* Problem details
Word for word, give the material below again, minus any images.

┄┄┄┄┄┄

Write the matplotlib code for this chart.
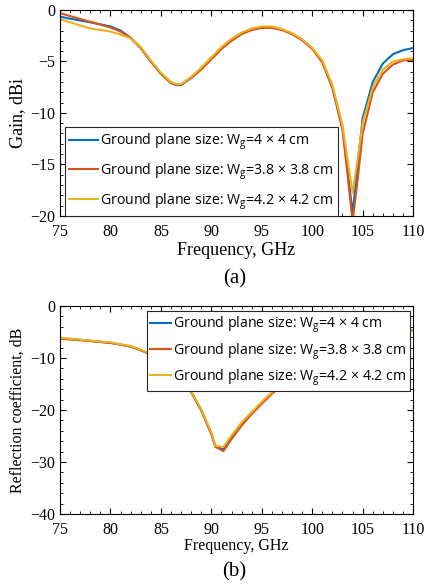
import matplotlib
matplotlib.use("Agg")
import matplotlib.pyplot as plt
from matplotlib.ticker import MultipleLocator

plt.rcParams['font.family'] = ['Liberation Serif', 'DejaVu Serif']
plt.rcParams['mathtext.fontset'] = 'custom'
plt.rcParams['mathtext.rm'] = 'Open Sans'
plt.rcParams['mathtext.it'] = 'Open Sans'

# gain, dBi
freq_gain = [75, 76, 78, 80, 81, 82, 83, 84, 85, 86, 86.5, 87, 88, 89, 90, 91, 92, 93, 94, 95, 96,
             97, 98, 99, 100, 101, 102, 103, 103.5, 104, 104.5, 105, 106, 107, 108, 109, 110]
gain_40 = [-0.65, -0.85, -1.2, -1.6, -2.0, -2.7, -3.7, -5.0, -6.2, -7.1, -7.3, -7.3, -6.6, -5.7, -4.7,
           -3.7, -2.9, -2.3, -1.9, -1.7, -1.7, -1.9, -2.3, -2.9, -3.7, -5.0, -7.5, -11.5, -15.5, -19.8,
           -15.0, -10.5, -7.0, -5.2, -4.3, -3.9, -3.7]
gain_38 = [-0.3, -0.6, -1.15, -1.7, -2.1, -2.7, -3.7, -5.0, -6.2, -7.1, -7.25, -7.25, -6.6, -5.8, -4.8,
           -3.8, -3.0, -2.35, -1.95, -1.75, -1.75, -1.95, -2.35, -2.95, -3.8, -5.1, -7.6, -11.6, -16.0, -20.5,
           -16.5, -12.0, -8.0, -6.2, -5.3, -4.9, -4.85]
gain_42 = [-0.9, -1.2, -1.8, -2.1, -2.4, -2.75, -3.6, -4.9, -6.1, -7.0, -7.2, -7.2, -6.5, -5.6, -4.6,
           -3.6, -2.8, -2.2, -1.8, -1.6, -1.6, -1.85, -2.25, -2.85, -3.7, -4.9, -7.3, -11.2, -14.5, -17.8,
           -14.5, -11.0, -7.5, -5.8, -5.0, -4.8, -4.7]

# reflection coefficient, dB
freq_refl = [75, 77, 80, 82, 83, 85, 86, 87, 88, 89, 90, 90.4, 91.2, 92, 93, 94, 95, 96, 97, 98,
             100, 102, 104, 106, 108, 110]
refl_40 = [-6.2, -6.5, -7.1, -7.8, -8.5, -10.2, -11.8, -14.0, -16.5, -20.0, -24.5, -27.0, -27.6, -25.3,
           -22.7, -20.6, -18.6, -16.7, -15.0, -13.4, -10.6, -8.4, -6.8, -5.7, -5.0, -4.6]
refl_38 = [-6.3, -6.6, -7.1, -7.8, -8.5, -10.2, -11.8, -14.0, -16.6, -20.1, -24.7, -27.1, -27.9, -25.6,
           -23.0, -20.8, -18.8, -16.9, -15.2, -13.6, -10.8, -8.5, -6.9, -5.8, -5.1, -4.7]
refl_42 = [-6.1, -6.5, -7.0, -7.7, -8.4, -10.1, -11.7, -13.9, -16.4, -19.9, -24.3, -26.9, -27.1, -24.9,
           -22.4, -20.4, -18.4, -16.6, -14.9, -13.3, -10.5, -8.3, -6.7, -5.6, -4.9, -4.6]

labels = [r'Ground plane size: W$_\mathrm{g}$=4 × 4 cm',
          r'Ground plane size: W$_\mathrm{g}$=3.8 × 3.8 cm',
          r'Ground plane size: W$_\mathrm{g}$=4.2 × 4.2 cm']
colors = ['#0072BD', '#D95319', '#EDB120']


def style_axes(ax):
    ax.tick_params(which='both', direction='in', top=True, right=True, labelsize=11.5)
    ax.tick_params(axis='x', which='major', pad=6)
    ax.tick_params(which='major', length=4.5)
    ax.tick_params(which='minor', length=2.5)
    ax.xaxis.set_major_locator(MultipleLocator(5))
    ax.xaxis.set_minor_locator(MultipleLocator(1))
    for s in ax.spines.values():
        s.set_linewidth(0.8)


fig = plt.figure(figsize=(4.27, 5.85), dpi=100)

ax1 = fig.add_axes([0.1405, 0.631, 0.827, 0.352])
for y, c, l in zip([gain_40, gain_38, gain_42], colors, labels):
    ax1.plot(freq_gain, y, color=c, lw=1.5, label=l)
ax1.set_xlim(75, 110)
ax1.set_ylim(-20, 0)
ax1.yaxis.set_major_locator(MultipleLocator(5))
ax1.yaxis.set_minor_locator(MultipleLocator(1))
style_axes(ax1)
ax1.set_xlabel('Frequency, GHz', fontsize=13, labelpad=1)
ax1.set_ylabel('Gain, dBi', fontsize=13, labelpad=3)
leg1 = ax1.legend(loc='lower left', bbox_to_anchor=(0.014, 0.0), fancybox=False, framealpha=1,
                  edgecolor='#262626', handlelength=2.0, handletextpad=0.2, borderaxespad=0,
                  borderpad=0.3, labelspacing=0.65, prop={'family': 'Open Sans', 'size': 10.2})
leg1.get_frame().set_linewidth(0.8)
fig.text(0.549, 0.515, '(a)', ha='center', fontsize=15)

ax2 = fig.add_axes([0.1405, 0.1214, 0.827, 0.3556])
for y, c, l in zip([refl_40, refl_38, refl_42], colors, labels):
    ax2.plot(freq_refl, y, color=c, lw=1.5, label=l)
ax2.set_xlim(75, 110)
ax2.set_ylim(-40, 0)
ax2.yaxis.set_major_locator(MultipleLocator(10))
ax2.yaxis.set_minor_locator(MultipleLocator(2))
style_axes(ax2)
ax2.set_xlabel('Frequency, GHz', fontsize=11.5, labelpad=0)
ax2.set_ylabel('Reflection coefficient, dB', fontsize=11.5, labelpad=3)
leg2 = ax2.legend(loc='upper right', bbox_to_anchor=(0.99, 0.975), fancybox=False, framealpha=1,
                  edgecolor='#262626', handlelength=1.5, handletextpad=0.1, borderaxespad=0,
                  borderpad=0.25, labelspacing=0.4, prop={'family': 'Open Sans', 'size': 10.2})
leg2.get_frame().set_linewidth(0.8)
fig.text(0.549, 0.014, '(b)', ha='center', fontsize=15)

fig.savefig('out.png', dpi=100)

┄┄┄┄┄┄

* Solution
Write the matplotlib code for this chart.
import matplotlib
matplotlib.use("Agg")
import matplotlib.pyplot as plt
from matplotlib.ticker import MultipleLocator

plt.rcParams['font.family'] = ['Liberation Serif', 'DejaVu Serif']
plt.rcParams['mathtext.fontset'] = 'custom'
plt.rcParams['mathtext.rm'] = 'Open Sans'
plt.rcParams['mathtext.it'] = 'Open Sans'

# gain, dBi
freq_gain = [75, 76, 78, 80, 81, 82, 83, 84, 85, 86, 86.5, 87, 88, 89, 90, 91, 92, 93, 94, 95, 96,
             97, 98, 99, 100, 101, 102, 103, 103.5, 104, 104.5, 105, 106, 107, 108, 109, 110]
gain_40 = [-0.65, -0.85, -1.2, -1.6, -2.0, -2.7, -3.7, -5.0, -6.2, -7.1, -7.3, -7.3, -6.6, -5.7, -4.7,
           -3.7, -2.9, -2.3, -1.9, -1.7, -1.7, -1.9, -2.3, -2.9, -3.7, -5.0, -7.5, -11.5, -15.5, -19.8,
           -15.0, -10.5, -7.0, -5.2, -4.3, -3.9, -3.7]
gain_38 = [-0.3, -0.6, -1.15, -1.7, -2.1, -2.7, -3.7, -5.0, -6.2, -7.1, -7.25, -7.25, -6.6, -5.8, -4.8,
           -3.8, -3.0, -2.35, -1.95, -1.75, -1.75, -1.95, -2.35, -2.95, -3.8, -5.1, -7.6, -11.6, -16.0, -20.5,
           -16.5, -12.0, -8.0, -6.2, -5.3, -4.9, -4.85]
gain_42 = [-0.9, -1.2, -1.8, -2.1, -2.4, -2.75, -3.6, -4.9, -6.1, -7.0, -7.2, -7.2, -6.5, -5.6, -4.6,
           -3.6, -2.8, -2.2, -1.8, -1.6, -1.6, -1.85, -2.25, -2.85, -3.7, -4.9, -7.3, -11.2, -14.5, -17.8,
           -14.5, -11.0, -7.5, -5.8, -5.0, -4.8, -4.7]

# reflection coefficient, dB
freq_refl = [75, 77, 80, 82, 83, 85, 86, 87, 88, 89, 90, 90.4, 91.2, 92, 93, 94, 95, 96, 97, 98,
             100, 102, 104, 106, 108, 110]
refl_40 = [-6.2, -6.5, -7.1, -7.8, -8.5, -10.2, -11.8, -14.0, -16.5, -20.0, -24.5, -27.0, -27.6, -25.3,
           -22.7, -20.6, -18.6, -16.7, -15.0, -13.4, -10.6, -8.4, -6.8, -5.7, -5.0, -4.6]
refl_38 = [-6.3, -6.6, -7.1, -7.8, -8.5, -10.2, -11.8, -14.0, -16.6, -20.1, -24.7, -27.1, -27.9, -25.6,
           -23.0, -20.8, -18.8, -16.9, -15.2, -13.6, -10.8, -8.5, -6.9, -5.8, -5.1, -4.7]
refl_42 = [-6.1, -6.5, -7.0, -7.7, -8.4, -10.1, -11.7, -13.9, -16.4, -19.9, -24.3, -26.9, -27.1, -24.9,
           -22.4, -20.4, -18.4, -16.6, -14.9, -13.3, -10.5, -8.3, -6.7, -5.6, -4.9, -4.6]

labels = [r'Ground plane size: W$_\mathrm{g}$=4 × 4 cm',
          r'Ground plane size: W$_\mathrm{g}$=3.8 × 3.8 cm',
          r'Ground plane size: W$_\mathrm{g}$=4.2 × 4.2 cm']
colors = ['#0072BD', '#D95319', '#EDB120']


def style_axes(ax):
    ax.tick_params(which='both', direction='in', top=True, right=True, labelsize=11.5)
    ax.tick_params(axis='x', which='major', pad=6)
    ax.tick_params(which='major', length=4.5)
    ax.tick_params(which='minor', length=2.5)
    ax.xaxis.set_major_locator(MultipleLocator(5))
    ax.xaxis.set_minor_locator(MultipleLocator(1))
    for s in ax.spines.values():
        s.set_linewidth(0.8)


fig = plt.figure(figsize=(4.27, 5.85), dpi=100)

ax1 = fig.add_axes([0.1405, 0.631, 0.827, 0.352])
for y, c, l in zip([gain_40, gain_38, gain_42], colors, labels):
    ax1.plot(freq_gain, y, color=c, lw=1.5, label=l)
ax1.set_xlim(75, 110)
ax1.set_ylim(-20, 0)
ax1.yaxis.set_major_locator(MultipleLocator(5))
ax1.yaxis.set_minor_locator(MultipleLocator(1))
style_axes(ax1)
ax1.set_xlabel('Frequency, GHz', fontsize=13, labelpad=1)
ax1.set_ylabel('Gain, dBi', fontsize=13, labelpad=3)
leg1 = ax1.legend(loc='lower left', bbox_to_anchor=(0.014, 0.0), fancybox=False, framealpha=1,
                  edgecolor='#262626', handlelength=2.0, handletextpad=0.2, borderaxespad=0,
                  borderpad=0.3, labelspacing=0.65, prop={'family': 'Open Sans', 'size': 10.2})
leg1.get_frame().set_linewidth(0.8)
fig.text(0.549, 0.515, '(a)', ha='center', fontsize=15)

ax2 = fig.add_axes([0.1405, 0.1214, 0.827, 0.3556])
for y, c, l in zip([refl_40, refl_38, refl_42], colors, labels):
    ax2.plot(freq_refl, y, color=c, lw=1.5, label=l)
ax2.set_xlim(75, 110)
ax2.set_ylim(-40, 0)
ax2.yaxis.set_major_locator(MultipleLocator(10))
ax2.yaxis.set_minor_locator(MultipleLocator(2))
style_axes(ax2)
ax2.set_xlabel('Frequency, GHz', fontsize=11.5, labelpad=0)
ax2.set_ylabel('Reflection coefficient, dB', fontsize=11.5, labelpad=3)
leg2 = ax2.legend(loc='upper right', bbox_to_anchor=(0.99, 0.975), fancybox=False, framealpha=1,
                  edgecolor='#262626', handlelength=1.5, handletextpad=0.1, borderaxespad=0,
                  borderpad=0.25, labelspacing=0.4, prop={'family': 'Open Sans', 'size': 10.2})
leg2.get_frame().set_linewidth(0.8)
fig.text(0.549, 0.014, '(b)', ha='center', fontsize=15)

fig.savefig('out.png', dpi=100)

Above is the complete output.